There are a number of methods used to trade volatile markets, but perhaps one of the most popular is the straddle method. This straddle strategy uses pending orders to take advantage of the volatility that often follows important news releases such as earnings reports from companies, or economic reports from governments. In it a trader places a pending long and a pending short on either side of a consolidating price ahead of the anticipated news event. This allows the trader to capture the resulting move in the asset no matter which direction it takes following the news.
- What causes market volatility?
There are a number of theories regarding the origins of volatility in markets and it’s likely that each of them have some grain of truth. It’s been noted before that economic releases and company news cause volatility, as do analyst notes and earnings results. Some have noted that while this is true, the underlying reason for the volatility is coming from short sellers and automated trading robots. One approach claims that volatility is the result of psychological forces in the market, where volatility comes about when there is a massive shift in investor sentiment and/or perception. No matter what causes volatility it is certain that it does exist and traders must find a way to successfully deal with it.
- Is it possible to benefit from market volatility?
It is possible to benefit from any type of market if you know how.
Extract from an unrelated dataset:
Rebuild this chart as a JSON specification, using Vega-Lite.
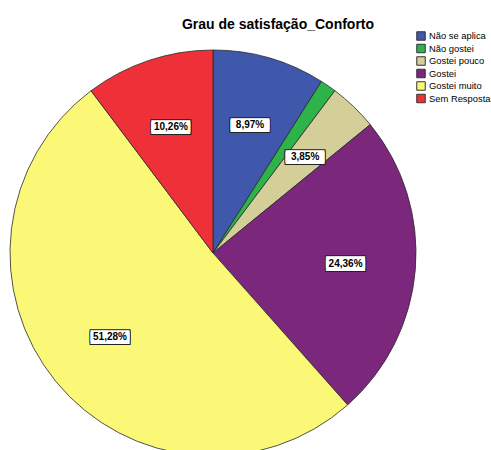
{
  "$schema": "https://vega.github.io/schema/vega-lite/v6.json",
  "autosize": "none",
  "padding": {"left": 0, "top": 40, "right": 65, "bottom": 0},
  "width": 426,
  "height": 426,
  "background": "white",
  "title": {
    "text": "Grau de satisfação_Conforto",
    "font": "Liberation Sans",
    "fontSize": 14,
    "fontWeight": "bold",
    "color": "#000000",
    "anchor": "middle",
    "dx": 65,
    "dy": 25,
    "baseline": "alphabetic",
    "offset": 13
  },
  "data": {
    "values": [
      {"idx": 1, "cat": "Não se aplica", "pct": 8.97, "label": "8,97%"},
      {"idx": 2, "cat": "Não gostei", "pct": 1.28, "label": ""},
      {"idx": 3, "cat": "Gostei pouco", "pct": 3.85, "label": "3,85%"},
      {"idx": 4, "cat": "Gostei", "pct": 24.36, "label": "24,36%"},
      {"idx": 5, "cat": "Gostei muito", "pct": 51.28, "label": "51,28%"},
      {"idx": 6, "cat": "Sem Resposta", "pct": 10.26, "label": "10,26%"}
    ]
  },
  "encoding": {
    "theta": {"field": "pct", "type": "quantitative", "stack": true},
    "order": {"field": "idx", "type": "quantitative"}
  },
  "layer": [
    {
      "mark": {"type": "arc", "outerRadius": 203, "stroke": "#2a2a2a", "strokeWidth": 0.8},
      "encoding": {
        "color": {
          "field": "cat",
          "type": "nominal",
          "sort": ["Não se aplica", "Não gostei", "Gostei pouco", "Gostei", "Gostei muito", "Sem Resposta"],
          "scale": {
            "domain": ["Não se aplica", "Não gostei", "Gostei pouco", "Gostei", "Gostei muito", "Sem Resposta"],
            "range": ["#3F58AB", "#2DB34A", "#D4CE98", "#7B277C", "#FBF877", "#EE3039"]
          },
          "legend": {
            "title": null,
            "orient": "none",
            "legendX": 416,
            "legendY": -9,
            "padding": 0,
            "symbolType": "square",
            "symbolSize": 72,
            "symbolStrokeColor": "#333333",
            "symbolStrokeWidth": 1,
            "symbolOpacity": 1,
            "labelFont": "Liberation Sans",
            "labelFontSize": 9.4,
            "labelColor": "#000000",
            "labelOffset": 3,
            "rowPadding": -1.5
          }
        }
      }
    },
    {
      "mark": {
        "type": "text", "text": ["▬", "▬"], "lineHeight": 2.4, "radius": 133,
        "font": "Liberation Sans", "fontSize": 39,
        "fill": "white", "stroke": "#222222", "strokeWidth": 2,
        "align": "center", "baseline": "alphabetic", "dy": 4.7
      },
      "encoding": {
        "opacity": {"condition": {"test": "datum.label === ''", "value": 0}, "value": 1}
      }
    },
    {
      "mark": {
        "type": "text", "text": ["▬", "▬"], "lineHeight": 2.4, "radius": 133,
        "font": "Liberation Sans", "fontSize": 39,
        "fill": "white",
        "align": "center", "baseline": "alphabetic", "dy": 4.7
      },
      "encoding": {
        "opacity": {"condition": {"test": "datum.label === ''", "value": 0}, "value": 1}
      }
    },
    {
      "mark": {
        "type": "text",
        "radius": 133,
        "font": "Liberation Sans",
        "fontSize": 10,
        "fontWeight": "bold",
        "fill": "black",
        "align": "center",
        "baseline": "middle"
      },
      "encoding": {
        "text": {"field": "label"}
      }
    }
  ]
}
Experienced traders that have dealt with volatility can tell you there are a number of strategies that can help generate good returns during periods of volatility. One is to start small, and a compliment to that is to be choosy with your trades. Because volatility can cause whipsaws in markets it is also important not to be overconfident, and to be willing to adapt and rapidly change direction if necessary. Take the emotions out of your trading, remain focused, track your trades, and if all you can get are small profits be content with that.